### Exercise requirements
Write out the material exactly. Do not include the pictures.

### Stored data
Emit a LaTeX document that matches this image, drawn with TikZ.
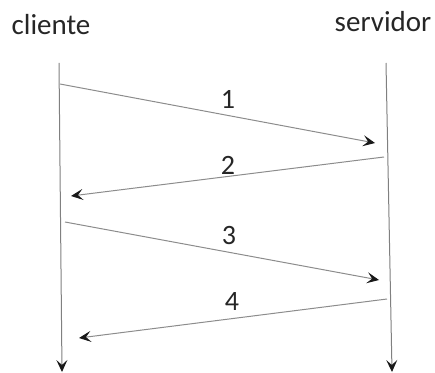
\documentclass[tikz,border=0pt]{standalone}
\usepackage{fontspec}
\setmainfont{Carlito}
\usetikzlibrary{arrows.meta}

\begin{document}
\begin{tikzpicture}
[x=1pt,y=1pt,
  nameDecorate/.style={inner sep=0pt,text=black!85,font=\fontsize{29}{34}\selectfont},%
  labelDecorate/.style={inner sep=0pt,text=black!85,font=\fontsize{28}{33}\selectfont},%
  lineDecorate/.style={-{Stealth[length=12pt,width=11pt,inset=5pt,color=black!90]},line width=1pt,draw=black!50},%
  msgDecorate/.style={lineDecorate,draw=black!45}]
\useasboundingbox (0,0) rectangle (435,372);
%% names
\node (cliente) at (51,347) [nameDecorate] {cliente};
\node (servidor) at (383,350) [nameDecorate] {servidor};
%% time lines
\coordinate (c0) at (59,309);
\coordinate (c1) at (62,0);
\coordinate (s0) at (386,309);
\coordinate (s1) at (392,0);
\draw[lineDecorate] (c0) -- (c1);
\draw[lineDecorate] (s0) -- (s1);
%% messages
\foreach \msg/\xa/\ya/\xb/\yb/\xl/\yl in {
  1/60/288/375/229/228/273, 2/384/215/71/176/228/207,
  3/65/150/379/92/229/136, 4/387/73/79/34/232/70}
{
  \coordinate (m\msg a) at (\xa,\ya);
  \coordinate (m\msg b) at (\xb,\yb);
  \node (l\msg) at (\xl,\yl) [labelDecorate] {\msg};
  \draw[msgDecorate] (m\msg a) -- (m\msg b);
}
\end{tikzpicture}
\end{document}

### Written reply
Emit a LaTeX document that matches this image, drawn with TikZ.
\documentclass[tikz,border=0pt]{standalone}
\usepackage{fontspec}
\setmainfont{Carlito}
\usetikzlibrary{arrows.meta}

\begin{document}
\begin{tikzpicture}
[x=1pt,y=1pt,
  nameDecorate/.style={inner sep=0pt,text=black!85,font=\fontsize{29}{34}\selectfont},%
  labelDecorate/.style={inner sep=0pt,text=black!85,font=\fontsize{28}{33}\selectfont},%
  lineDecorate/.style={-{Stealth[length=12pt,width=11pt,inset=5pt,color=black!90]},line width=1pt,draw=black!50},%
  msgDecorate/.style={lineDecorate,draw=black!45}]
\useasboundingbox (0,0) rectangle (435,372);
%% names
\node (cliente) at (51,347) [nameDecorate] {cliente};
\node (servidor) at (383,350) [nameDecorate] {servidor};
%% time lines
\coordinate (c0) at (59,309);
\coordinate (c1) at (62,0);
\coordinate (s0) at (386,309);
\coordinate (s1) at (392,0);
\draw[lineDecorate] (c0) -- (c1);
\draw[lineDecorate] (s0) -- (s1);
%% messages
\foreach \msg/\xa/\ya/\xb/\yb/\xl/\yl in {
  1/60/288/375/229/228/273, 2/384/215/71/176/228/207,
  3/65/150/379/92/229/136, 4/387/73/79/34/232/70}
{
  \coordinate (m\msg a) at (\xa,\ya);
  \coordinate (m\msg b) at (\xb,\yb);
  \node (l\msg) at (\xl,\yl) [labelDecorate] {\msg};
  \draw[msgDecorate] (m\msg a) -- (m\msg b);
}
\end{tikzpicture}
\end{document}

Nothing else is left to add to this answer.